The level of d differs widely among enterprises in the economy. An enterprise that already produces a product it can sell in world markets at a price above cost will have a value of d equal to 0. A completely noncompetitive enterprise will have an enormously large d. Everyone else will be somewhere between. For example, an oil-producing enterprise will have a very low d. Its product is already right for the market. It may need only relatively small investments in marketing, and so on. A Soviet-style machine tool producer, in contrast, is likely to have a long distance to travel.

The distribution of d’s in transition economies differs in two respects from that in market economies. In transition economies the range of d’s is greater and the distribution is more skewed. Both differences stem from the dissimilarity in the process of entry and exit in market and planned economies. In a market economy, whether or not a new firm attempts to enter an industry depends on the founders’ expectations about the new firm’s competitiveness. They will enter if they expect the firm’s potential costs to be lower (its productivity to be higher) than those of existing firms. No firm enters an industry in which it expects it will be noncompetitive. Over time the competitiveness of some firms declines, so d increases. But if a firm in a market economy has too high a level of d, it will be forced to close. Competition and hard budget constraints cause high-d enterprises to shut down.


transition economy
In a transition economy, in contrast, some enterprises have very high d's that would not be observed in a market economy. There are several reasons for these high-d enterprises. First, in socialist economies entry was not determined by expectations of profitability or competitiveness but rather by the need to fulfill plan targets. Second, insulation from the world economy meant that enterprises were created that produced goods for which the country might not have had a comparative advantage. Third, especially in the case of Russia, the priority given to defense production led to a proliferation of enterprises that produced goods whose market collapsed with the end of the Soviet Union. Fourth, since the geographic location of industry in the Soviet period was based on ignoring transportation costs (as well as the costs associated with extraordinarily cold temperatures), the location of enterprises was also a factor in increasing the d in many cases. For all of these reasons, the distribution of the d’s in Russia at the onset of the transition had a much higher mean and was more skewed to the right than in a mature market economy. This extra mass of high-d enterprises was the burden of the Soviet legacy. And it was this burden that was the essence of the restructuring problem: so many enterprises had to all radically reduce their distance to the market at the same time.

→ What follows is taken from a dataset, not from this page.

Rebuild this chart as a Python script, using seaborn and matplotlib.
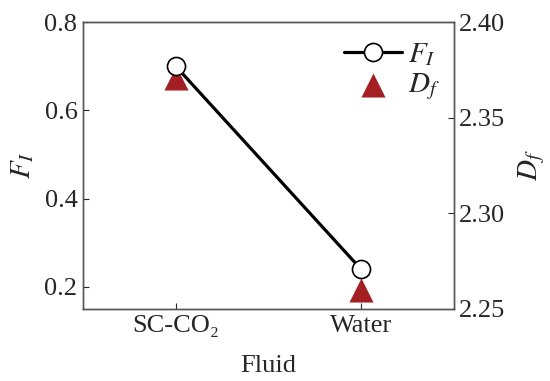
import matplotlib
matplotlib.use("Agg")
import matplotlib.pyplot as plt
import seaborn as sns
import pandas as pd

fluids = ["SC-CO₂", "Water"]
f_i = [0.70, 0.24]
d_f = [2.371, 2.260]

df = pd.DataFrame({"Fluid": fluids, "FI": f_i, "Df": d_f})

sns.set_style("ticks")
plt.rcParams["font.family"] = ["Liberation Serif", "DejaVu Serif"]
plt.rcParams["mathtext.fontset"] = "stix"
plt.rcParams["xtick.direction"] = "in"
plt.rcParams["ytick.direction"] = "in"

fig, ax = plt.subplots(figsize=(5.5, 3.81), dpi=100)
sns.lineplot(data=df, x="Fluid", y="FI", ax=ax, color="black", lw=2.3,
             marker="o", markersize=13, markerfacecolor="white",
             markeredgecolor="black", markeredgewidth=1.2, label="$F_I$",
             legend=False, zorder=3)
ax.set_xlim(-0.5, 1.5)
ax.set_ylim(0.15, 0.8)
ax.set_yticks([0.2, 0.4, 0.6, 0.8])
ax.set_xlabel("Fluid", fontsize=19, labelpad=13)
ax.set_ylabel("$F_I$", fontsize=21, labelpad=6)
ax.tick_params(labelsize=19, length=4, width=0.8, pad=4)

ax2 = ax.twinx()
sns.scatterplot(data=df, x="Fluid", y="Df", ax=ax2, color="#a31f23",
                marker="^", s=300, linewidth=0, label="$D_f$", legend=False,
                zorder=2)
ax2.set_ylim(2.25, 2.40)
ax2.set_yticks([2.25, 2.30, 2.35, 2.40])
ax2.set_yticklabels(["2.25", "2.30", "2.35", "2.40"])
ax2.set_ylabel("$D_f$", fontsize=21, labelpad=8)
ax2.tick_params(labelsize=19, length=4, width=0.8, direction="in", pad=4)
ax.set_zorder(ax2.get_zorder() + 1)
ax.patch.set_visible(False)

for a in (ax, ax2):
    for s in a.spines.values():
        s.set_linewidth(1.0)
        s.set_color("#555555")

h1, l1 = ax.get_legend_handles_labels()
h2, l2 = ax2.get_legend_handles_labels()
ax.legend(h1 + h2, l1 + l2, loc="upper right", bbox_to_anchor=(1.01, 0.995),
          frameon=False, fontsize=21, handlelength=2.0, handletextpad=0.2,
          labelspacing=0.12, borderaxespad=0.2)

plt.subplots_adjust(left=0.151, right=0.825, top=0.942, bottom=0.189)
fig.savefig("out.png", dpi=100)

One way to think of the purpose of economic reform is to reduce the average distance in the economy. This occurs through three means: (1) exit of high-d enterprises; (2) entry of new low-d enterprises; (3) and reduction of the d of surviving enterprises. In an ideal market world, market distance would be the only condition that characterized the state of an enterprise. If the only important difference in enterprises were their initial level of d, then policies that put pressure on existing high-d enterprises and encourage creation of new low-d enterprises would have the effect of pushing the distribution in the direction of the market.

Quote about GazpromEnterprise directors relied heavily on the accumulation and use of personal connections. Relational capital was passed forward to the post-Soviet system in a deceptively simple manner: it was spontaneously privatized. Gazprom quote

Relational Capital

The conventional view of restructuring, that reform means reducing d, assumes that each enterprise has one set of resources — its physical and human capital — that it must use ever more efficiently in order to survive. The virtual economy view, in contrast, posits that some enterprises have another resource, relational capital, which they can draw on to enhance their chances for survival. Relational capital is the stock of goodwill that an enterprise can use to avoid the strictures of the budget constraint. An enterprise that has high relational capital can undertake transactions (bartering, using tax offsets, delaying payment) that other enterprises, with low amounts of relational capital, cannot get away with. To put it another way, relational capital is goodwill that can be translated into the ability to continue to engage in production and exchange without reducing the distance to the market. It is therefore the existence of this second dimension that can explain the persistent survival of high-d enterprises in the Russia of the 1990s.

At the onset of transition enterprises differed in their inherited relational capital — call it r — just as they differed in their d. Some enterprises (or their directors) had very good relations with local and/or federal officials. Relations with other enterprises also varied.


Origins of Relational Capital

The relational capital of Russian enterprises was initially accumulated in the Soviet system. Enterprise directors relied heavily on the accumulation and use of personal connections. Relational capital was passed forward to the post-Soviet system in a deceptively simple manner: it was spontaneously privatized. And here lies an important aspect of economic transition in Russia. As Hewett (1988) described, plan fulfillment in the Soviet economy required enterprise directors to use informal skills. Their ability to accomplish this, and their position in the economic hierarchy, was critical to their incomes. While directors earned income from these positions, they did not legally own the source of these incomes. The demise of the planning system, which had already begun with Mikhail Gorbachev’s reforms in the late perestroika period, had the effect of increasing the autonomy of enterprise directors. With the start of economic reform and privatization, the role of the enterprise director increased; other mediating actors (planners, party officials) played less and less of a formal role in economic allocation. Directors used this opportunity to appropriate the returns to the relationships they had developed and cultivated under the previous system. However, in order for directors to appropriate these returns, the enterprises had to continue to operate. Much of the relational capital was both enterprise specific and person specific. To the extent that it was enterprise specific, the director could not cash out the relational capital. The primary form of these connections was relationships with directors of other enterprises, often in related lines of activity, and with ministerial officials and local government officials. The relational capital was worthless to the incumbent director unless he remained in that particular enterprise. He could not leave the enterprise and take the relational capital with him. Furthermore, because it was person specific, he could not sell it to someone else. Instead, in order to appropriate the rents accruing to his relational capital, he had to remain in the enterprise and keep it operating. The privatization of relational capital is thus an important part of the explanation of why directors fought to keep open enterprises that had few prospects in the market economy.